Campbell Clark, le principal rédacteur politique du Globe and Mail, a résumé tout cela dans un article publié le 30 novembre. L’annonce de Trudeau sur le projet Trans Mountain, a-t-il affirmé, «marque un tournant dans son règne comme premier ministre. Jusqu’à présent, il était facile de douter que M. Trudeau ait la trempe de prendre des décisions qui offensent. Mais maintenant, poursuit Clark, il a montré qu’il est prêt à mettre en œuvre des mesures dont il sait qu’elles déplairont à beaucoup de ceux qui l’ont soutenu.

Andrew Coyne dans le National Post de droite a été encore plus explicite. Avec comme toile de fond une crise économique qui se poursuit et les signes d’une lutte de classe croissante au Canada et ailleurs dans le monde, Coyne a déclaré: «L’enjeu de la prochaine bataille autour de l’oléoduc Trans Mountain n’est pas seulement l’avenir du projet ou de carrières politiques (dont celle de Trudeau), mais comment le Canada doit être gouverné. C’est un conflit que nous avons évité jusqu’ici... Est-ce que les décisions sur le développement et l’utilisation des ressources doivent être prises par les gouvernements démocratiquement élus... dans un cadre de lois défini par des tribunaux indépendants, ou devons-nous être dirigés dans les faits par la rue?»

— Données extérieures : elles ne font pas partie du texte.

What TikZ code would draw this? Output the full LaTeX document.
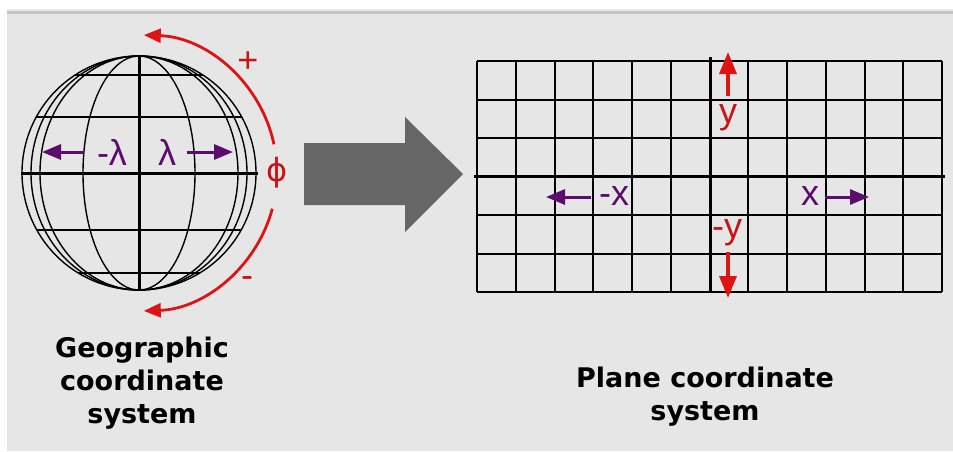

Ce qui préoccupe Coyne et les nombreux autres auteurs qui abondent dans le même sens, ce n'est pas des gens comme la chef du Parti Vert Elizabeth May, qui a déclaré qu’elle était prête à aller en prison pour s’engager dans des actes de désobéissance civile afin d’arrêter Trans Mountain. May est une représentante de l’establishment politique qui a joué un rôle essentiel dans la promotion de la «bonne foi» et du caractère «progressiste» des libéraux lors de l’élection de l’an dernier, offrant notamment d’aider à négocier une coalition libérale-néo-démocrate en cas de parlement ex aequo ou minoritaire.

Non, ce qui trouble la grande entreprise et ses porte-parole des médias, c'est la perspective de voir une agitation sociale croissante. Bien que les protestations publiques contre Trans Mountain aient été en grande partie confinées à la Colombie-Britannique et soient restées sous le contrôle des écologistes procapitalistes et des groupes des Premières Nations, la classe dirigeante craint que les attaques devant être effectuées par les libéraux dans la période à venir avec la crise économique qui se poursuit vont déclencher une explosion dans la classe ouvrière. C’est pourquoi Coyne poursuit en exhortant Trudeau à s’inquiéter moins de ses capacités à «écouter, à concilier et à faire preuve d’empathie» et à se concentrer davantage pour la période à venir à démontrer la même «trempe que son père».

C’est là une référence au passé anti-ouvrier de droite du premier ministre libéral Pierre Trudeau qui, dans les années 1970, a adopté la Loi sur les mesures de guerre et déployé des troupes dans les rues du Québec, imposé un gel des salaires de trois ans, puis en 1978, menacé de licencier massivement les travailleurs des postes qui défiaient une loi briseuse de grève.